Abbiamo seguito diversi casi

e rappresentato più volte in ambito regionale queste problematiche- conferma il presidente del sindacato dell’Emilia-Romagna Roberto Pieralli parlando alla Dire- purtroppo ad oggi senza che gli uffici cambiassero atteggiamento in assenza di un provvedimento della magistratura come avvenuto in questo caso”.

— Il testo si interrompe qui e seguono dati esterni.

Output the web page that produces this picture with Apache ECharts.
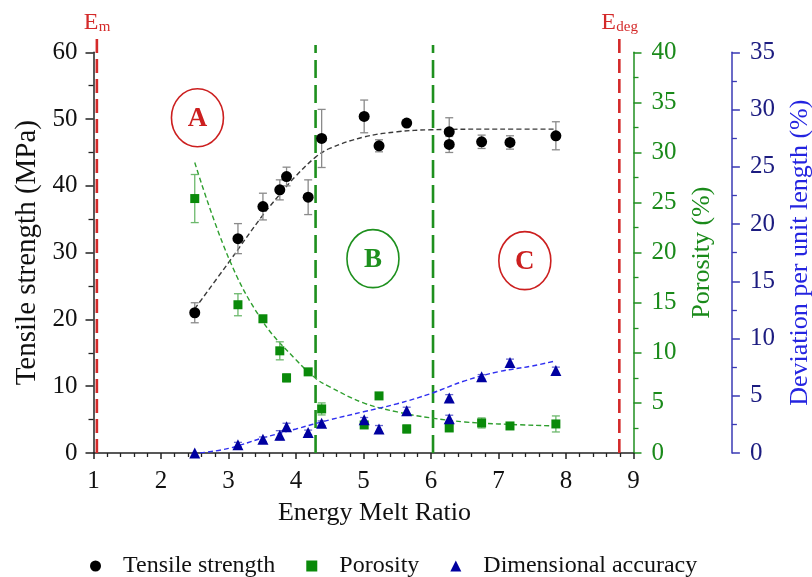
<!DOCTYPE html>
<html><head><meta charset="utf-8">
<script src="https://cdn.jsdelivr.net/npm/echarts@6/dist/echarts.min.js"></script>
<style>html,body{margin:0;padding:0;background:#fff}#c{width:812px;height:577px}</style>
</head><body><div id="c"></div>
<script>
// ---------------- data ----------------
const xTickLabels = ['1','2','3','4','5','6','7','8','9'];
const tensileX   = [2.50, 3.14, 3.51, 3.76, 3.86, 4.18, 4.38, 5.01, 5.23, 5.64, 6.27, 6.27, 6.75, 7.17, 7.85];
const tensileY   = [21.0, 32.1, 36.9, 39.4, 41.4, 38.3, 47.1, 50.4, 46.0, 49.4, 48.1, 46.2, 46.6, 46.5, 47.5];
const tensileErr = [1.5, 2.25, 2.0, 1.5, 1.4, 2.6, 4.35, 2.45, 0.9, 0, 2.1, 1.2, 1.0, 1.0, 2.1];
const porosityX   = [2.50, 3.14, 3.51, 3.76, 3.86, 4.18, 4.38, 5.01, 5.23, 5.64, 6.27, 6.75, 7.17, 7.85];
const porosityY   = [25.4, 14.8, 13.4, 10.2, 7.5, 8.1, 4.4, 2.8, 5.7, 2.4, 2.5, 3.0, 2.7, 2.9];
const porosityErr = [2.4, 1.1, 0.3, 0.9, 0.4, 0.3, 0.6, 0.3, 0.3, 0.4, 0.3, 0.5, 0.3, 0.8];
const accuracyX   = [2.50, 3.14, 3.51, 3.76, 3.86, 4.18, 4.38, 5.01, 5.23, 5.64, 6.27, 6.27, 6.75, 7.17, 7.85];
const accuracyY   = [0.0, 0.73, 1.2, 1.55, 2.3, 1.8, 2.6, 2.9, 2.1, 3.7, 4.8, 3.0, 6.65, 7.9, 7.2];
const accuracyErr = [0, 0.2, 0.2, 0.4, 0.3, 0.2, 0.2, 0.2, 0.3, 0.3, 0.3, 0.3, 0.2, 0.3, 0.3];
// dashed trend curves
const tensileFitX  = [2.5, 3.0, 3.5, 3.75, 4.0, 4.29, 4.5, 5.0, 5.5, 6.0, 7.0, 7.85];
const tensileFitY  = [21.6, 28.5, 35.5, 38.6, 41.5, 44.3, 45.6, 47.3, 48.1, 48.4, 48.5, 48.5];
const porosityFitX = [2.5, 3.0, 3.5, 4.0, 4.3, 4.5, 5.0, 5.5, 6.0, 6.5, 7.0, 7.85];
const porosityFitY = [29.0, 19.5, 13.2, 9.3, 7.4, 6.6, 5.0, 4.1, 3.5, 3.1, 2.9, 2.7];
const accuracyFitX = [2.58, 3.0, 3.5, 4.0, 4.5, 5.0, 5.5, 6.0, 6.5, 7.0, 7.5, 7.85];
const accuracyFitY = [0.0, 0.4, 1.3, 2.1, 2.9, 3.6, 4.3, 5.2, 6.3, 7.1, 7.6, 8.05];
// region boundaries and annotations
const boundaryX      = [1.05, 4.29, 6.03, 8.79];
const boundaryKind   = ['red', 'green', 'green', 'red'];
const energyLabelX   = [1.05, 8.79];
const energyLabelSub = ['m', 'deg'];
const regionLabels = ['A', 'B', 'C'];
const regionX      = [2.54, 5.14, 7.39];
const regionY      = [50.2, 29.1, 28.8];
const regionKind   = ['red', 'green', 'red'];

// ---------------- styles ----------------
const FONT = '"Liberation Serif", "Times New Roman", serif';
const RED = '#d42a2a', GREEN = '#1a8a1a', BLUE_AX = '#3a3ab4', BLUE_LBL = '#1c1c80', BLUE_TTL = '#2424e0';
const kindColor = {red: RED, green: '#1e901e'};

const ctx = document.createElement('canvas').getContext('2d');
function textW(t, size) { ctx.font = size + 'px ' + FONT; return ctx.measureText(t).width; }

function errorSeries(name, xs, ys, errs, yAxisIndex, color) {
  return {
    type: 'custom', name: name, yAxisIndex: yAxisIndex, z: 3, silent: true,
    data: xs.map((x, i) => [x, ys[i], errs[i]]),
    renderItem(params, api) {
      const x = api.value(0), y = api.value(1), e = api.value(2);
      if (!e) return null;
      const t = api.coord([x, y + e]), b = api.coord([x, y - e]);
      const hw = 4, st = {stroke: color, lineWidth: 1.3};
      return {type: 'group', children: [
        {type: 'line', shape: {x1: t[0], y1: t[1], x2: b[0], y2: b[1]}, style: st},
        {type: 'line', shape: {x1: t[0] - hw, y1: t[1], x2: t[0] + hw, y2: t[1]}, style: st},
        {type: 'line', shape: {x1: b[0] - hw, y1: b[1], x2: b[0] + hw, y2: b[1]}, style: st}
      ]};
    }
  };
}

const series = [];
// vertical dashed region boundaries
boundaryX.forEach((x, i) => {
  const isRed = boundaryKind[i] === 'red';
  series.push({
    type: 'line', name: 'boundary' + i, yAxisIndex: 0, symbol: 'none', clip: false, silent: true, z: 1,
    data: [[x, 0], [x, isRed ? 62.4 : 61.1]],
    lineStyle: {color: kindColor[boundaryKind[i]], width: 2.6, type: isRed ? [14, 6] : [18, 7]}
  });
});
// fits
series.push({type: 'line', name: 'tensileFit', yAxisIndex: 0, symbol: 'none', smooth: 0.4, silent: true, z: 2,
  data: tensileFitX.map((x, i) => [x, tensileFitY[i]]), lineStyle: {color: '#3a3a3a', width: 1.4, type: [5, 3]}});
series.push({type: 'line', name: 'porosityFit', yAxisIndex: 1, symbol: 'none', smooth: 0.4, silent: true, z: 2,
  data: porosityFitX.map((x, i) => [x, porosityFitY[i]]), lineStyle: {color: '#2f9f2f', width: 1.4, type: [5, 3]}});
series.push({type: 'line', name: 'accuracyFit', yAxisIndex: 2, symbol: 'none', smooth: 0.4, silent: true, z: 2,
  data: accuracyFitX.map((x, i) => [x, accuracyFitY[i]]), lineStyle: {color: '#3030f0', width: 1.4, type: [5, 3]}});
// error bars
series.push(errorSeries('tensileErr', tensileX, tensileY, tensileErr, 0, '#8a8a8a'));
series.push(errorSeries('porosityErr', porosityX, porosityY, porosityErr, 1, '#6cb86c'));
series.push(errorSeries('accuracyErr', accuracyX, accuracyY, accuracyErr, 2, '#6a6ad0'));
// points
series.push({type: 'scatter', name: 'Tensile strength', yAxisIndex: 0, symbol: 'circle', symbolSize: 11, z: 5,
  itemStyle: {color: '#000', opacity: 1}, data: tensileX.map((x, i) => [x, tensileY[i]])});
series.push({type: 'scatter', name: 'Porosity', yAxisIndex: 1, symbol: 'rect', symbolSize: 9, z: 5,
  itemStyle: {color: '#0a8a0a', opacity: 1}, data: porosityX.map((x, i) => [x, porosityY[i]])});
series.push({type: 'scatter', name: 'Dimensional accuracy', yAxisIndex: 2, symbol: 'triangle', symbolSize: 11, z: 5,
  itemStyle: {color: '#0000a0', opacity: 1}, data: accuracyX.map((x, i) => [x, accuracyY[i]])});
// region circles A, B, C
series.push({
  type: 'custom', name: 'regions', yAxisIndex: 0, silent: true, z: 4,
  data: regionX.map((x, i) => [x, regionY[i], i]),
  renderItem(params, api) {
    const i = api.value(2);
    const p = api.coord([api.value(0), api.value(1)]);
    const c = regionKind[i] === 'red' ? '#cc1f1f' : '#1e901e';
    return {type: 'group', x: p[0], y: p[1], children: [
      {type: 'ellipse', shape: {cx: 0, cy: 0, rx: 26, ry: 29}, style: {fill: null, stroke: c, lineWidth: 1.6}},
      {type: 'text', style: {text: regionLabels[i], x: 0, y: 1, align: 'center', verticalAlign: 'middle',
        fontSize: 27, fontWeight: 'bold', fontFamily: FONT, fill: c}}
    ]};
  }
});
// E_m / E_deg labels
series.push({
  type: 'custom', name: 'energyLabels', yAxisIndex: 0, silent: true, z: 4, clip: false,
  data: energyLabelX.map((x, i) => [x, 60, i]),
  renderItem(params, api) {
    const i = api.value(2);
    const p = api.coord([api.value(0), api.value(1)]);
    const sub = energyLabelSub[i];
    const wE = textW('E', 24), wS = textW(sub, 15);
    const off = (wE - wS) / 2;
    return {type: 'group', x: p[0], y: p[1], children: [
      {type: 'text', style: {text: 'E', x: off, y: -30, align: 'right', verticalAlign: 'middle',
        fontSize: 24, fontFamily: FONT, fill: RED}},
      {type: 'text', style: {text: sub, x: off + 0.5, y: -25, align: 'left', verticalAlign: 'middle',
        fontSize: 15, fontFamily: FONT, fill: RED}}
    ]};
  }
});

const yBase = {
  type: 'value', splitLine: {show: false},
  nameLocation: 'middle', nameRotate: 90
};

const option = {
  animation: false,
  backgroundColor: '#fff',
  textStyle: {fontFamily: FONT},
  grid: {left: 93.5, right: 178.5, top: 52.3, bottom: 124, containLabel: false, outerBoundsMode: 'none'},
  legend: {
    data: [{name: 'Tensile strength', icon: 'circle'}, {name: 'Porosity', icon: 'rect'}, {name: 'Dimensional accuracy', icon: 'triangle'}],
    left: 85, top: 549, itemWidth: 11, itemHeight: 11, itemGap: 31,
    formatter: n => '{p|}' + n,
    textStyle: {fontFamily: FONT, fontSize: 24, color: '#111', rich: {p: {width: 17}}}
  },
  xAxis: {
    type: 'value', min: 1, max: 9, interval: 1,
    axisLine: {show: true, onZero: false, lineStyle: {color: '#222', width: 1.5}},
    axisTick: {show: true, length: 6, lineStyle: {color: '#222', width: 1.5}},
    minorTick: {show: true, splitNumber: 5, length: 4, lineStyle: {color: '#222', width: 1.3}},
    axisLabel: {fontSize: 25, color: '#111', margin: 16, fontFamily: FONT,
      formatter: v => xTickLabels[Math.round(v) - 1]},
    splitLine: {show: false},
    name: 'Energy Melt Ratio', nameLocation: 'middle', nameGap: 47,
    nameTextStyle: {fontSize: 26, color: '#111', fontFamily: FONT, padding: [0, 0, 0, 22]}
  },
  yAxis: [
    Object.assign({}, yBase, {
      position: 'left', min: 0, max: 60, interval: 10,
      axisLine: {show: true, lineStyle: {color: '#222', width: 1.5}},
      axisTick: {show: true, length: 8, lineStyle: {color: '#222', width: 1.5}},
      minorTick: {show: true, splitNumber: 2, length: 5, lineStyle: {color: '#222', width: 1.3}},
      axisLabel: {fontSize: 25, color: '#111', margin: 16, fontFamily: FONT},
      name: 'Tensile strength (MPa)', nameGap: 52,
      nameTextStyle: {fontSize: 29, color: '#111', fontFamily: FONT}
    }),
    Object.assign({}, yBase, {
      position: 'right', min: 0, max: 40, interval: 5,
      axisLine: {show: true, lineStyle: {color: '#1f8f1f', width: 1.5}},
      axisTick: {show: true, length: 8, lineStyle: {color: '#1f8f1f', width: 1.5}},
      minorTick: {show: true, splitNumber: 2, length: 5, lineStyle: {color: '#1f8f1f', width: 1.3}},
      axisLabel: {fontSize: 25, color: GREEN, margin: 18, fontFamily: FONT},
      name: 'Porosity (%)', nameGap: 56,
      nameTextStyle: {fontSize: 26, color: GREEN, fontFamily: FONT}
    }),
    Object.assign({}, yBase, {
      position: 'right', offset: 98.4, min: 0, max: 35, interval: 5,
      axisLine: {show: true, lineStyle: {color: BLUE_AX, width: 1.5}},
      axisTick: {show: true, length: 8, lineStyle: {color: BLUE_AX, width: 1.5}},
      minorTick: {show: true, splitNumber: 2, length: 5, lineStyle: {color: BLUE_AX, width: 1.3}},
      axisLabel: {fontSize: 25, color: BLUE_LBL, margin: 18, fontFamily: FONT},
      name: 'Deviation per unit length (%)', nameGap: 55,
      nameTextStyle: {fontSize: 26, color: BLUE_TTL, fontFamily: FONT}
    })
  ],
  series: series
};

const chart = echarts.init(document.getElementById('c'), null, {renderer: 'canvas'});
chart.setOption(option);
</script>
</body></html>
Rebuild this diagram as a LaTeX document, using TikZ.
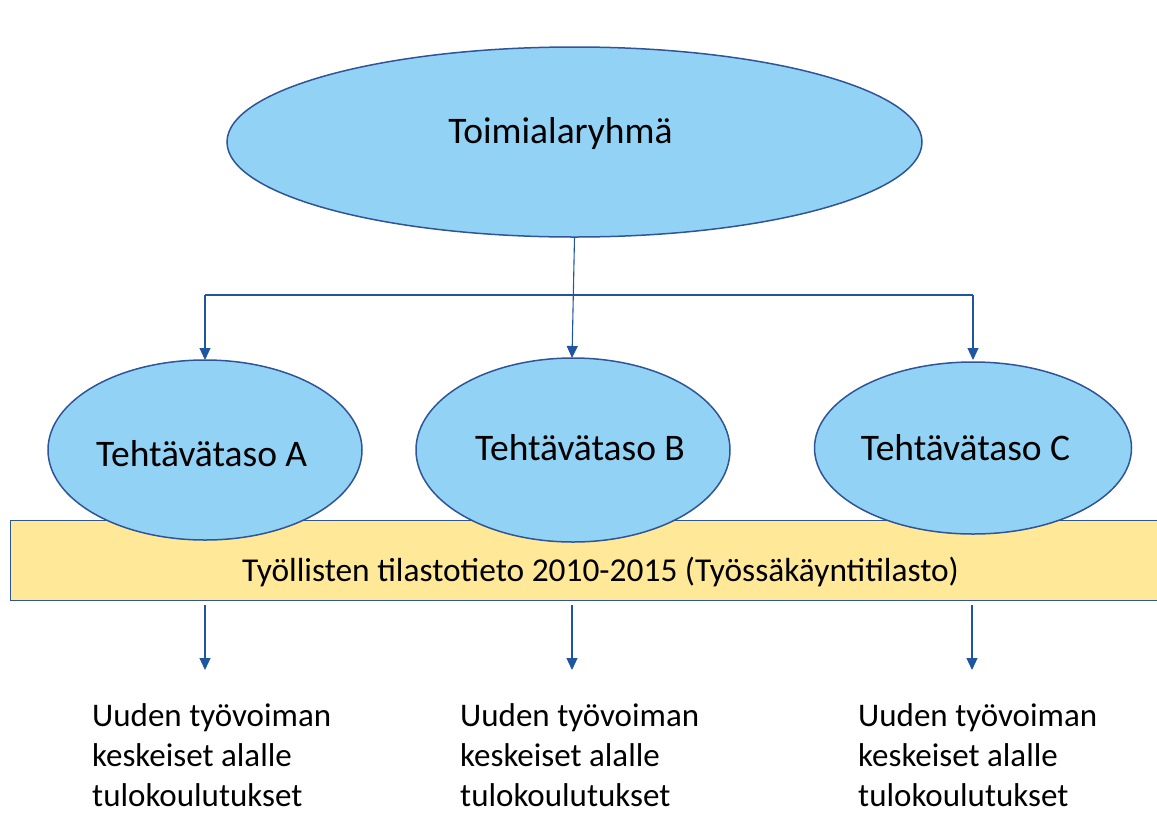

Con riferimento alla professionista che ha fatto ricorso

(aveva conseguito i titoli per partecipare alla prova di ammissione al corso in un’altra regione ma il bando regionale non lo prevedeva, ndr), Pieralli osserva: “Viviamo in un clima nel quale se da un lato mancano i medici, dall’altro si vive una continua lotta dei giovani medici che vorrebbero lavorare nel servizio sanitario nazionale contro l’amministrazione, che viene percepita come ostile e creatrice di inutili ostacoli e problemi”.

Più in concreto

“Pare normale che un medico ‘migrante’ e vincitore di un concorso in una regione limitrofa e pienamente in possesso dei requisiti richiesti dalla legge statale debba fare causa alla regione in cui vive e lavora già perché gli risponde che sarebbe opportuno tornasse a fare il concorso a casa sua? Non servono ulteriori commenti“, dice Pieralli.

Il primo verdetto del Tar

che ha accolto in via cautelare il ricorso della professionista, d’altronde “non è che l’ennesimo di una lunga serie che negli scorsi anni hanno messo in luce la politica gestionale degli uffici amministrativi della sanità territoriale delle Regioni, ricordandoci che l’Emilia-Romagna è comunque un punto di riferimento e capofila della conferenza della regioni nell’ambito salute”, continua il presidente dello Snami.

Che ricorda

“Già nel 2018, quando il ministro Giulia Grillo attuò una serie di riforme tra cui I provvedimenti utili ad ammettere in sovrannumero 2.000 medici ogni anno tra quelli che giocoforza pur senza titoli erano stati dalle regioni incaricati di svolgere le attività di medicina generale, la stessa conferenza con un provvedimento poi più volte contestato dai giudici amministrativi aveva ridotto i posti da 2.000 a 666 andando a peggiorare la carenza di medici di medicina generale che il provvedimento dell’allora ministro aveva inteso prevenire ed attenuare”.

Inoltre

“sebbene quella drastica riduzione di oltre due terzi dei posti fu contestata dai tribunali per i medici che decisero di ricorrere contro questo calo, le regioni scelsero anche- Emilia-Romagna capofila- di applicare criteri più restrittivi di quelli logicamente previsti dalla norma statale, per il rischio a detta di alcuni funzionari, di dover controllare troppe domande di ammissione per diventare medico di famiglia da parte di partecipanti che avevano avuto l’idoneità al concorso in una regione diversa”.

Secondo Pieralli

“è ovviamente un comportamento inaccettabile che ha visto i bandi di ammissione modificati rispetto alla previsione normativa che ha limitato la partecipazione di molti medici potenzialmente aventi diritto secondo la normativa nazionale e consentendo l’ammissione solo di coloro che hanno deciso di spendere tempo e soldi per portare in causa l’amministrazione regionale, ripetutamente soccombente in tribunale come testimoniato anche da questo provvedimento della giustizia amministrativa”.

Le amministrazioni regionali

evidenzia ancora lo Snami, “scelsero inoltre di applicare a questi medici anche un costo aggiuntivo, non assegnando borse di studio e sancendo l’incompatibilità di fare il medico di medicina generale con l’attività professionale prevista per chi aveva una regolare retribuzione (pur inaccettabilmente bassa ed inadeguata)”.

Con il risultato

conclude Pieralli, “che anche in questo caso gli svariati medici che pur avrebbero voluto svolgere l’attività di medicina generale hanno desistito perché l’unica modalità sarebbe stata quella di trascinare in tribunale la Regione e, come è avvenuto per chi lo ha fatto, vedersi riconosciuto il diritto di lavorare e di mantenersi”.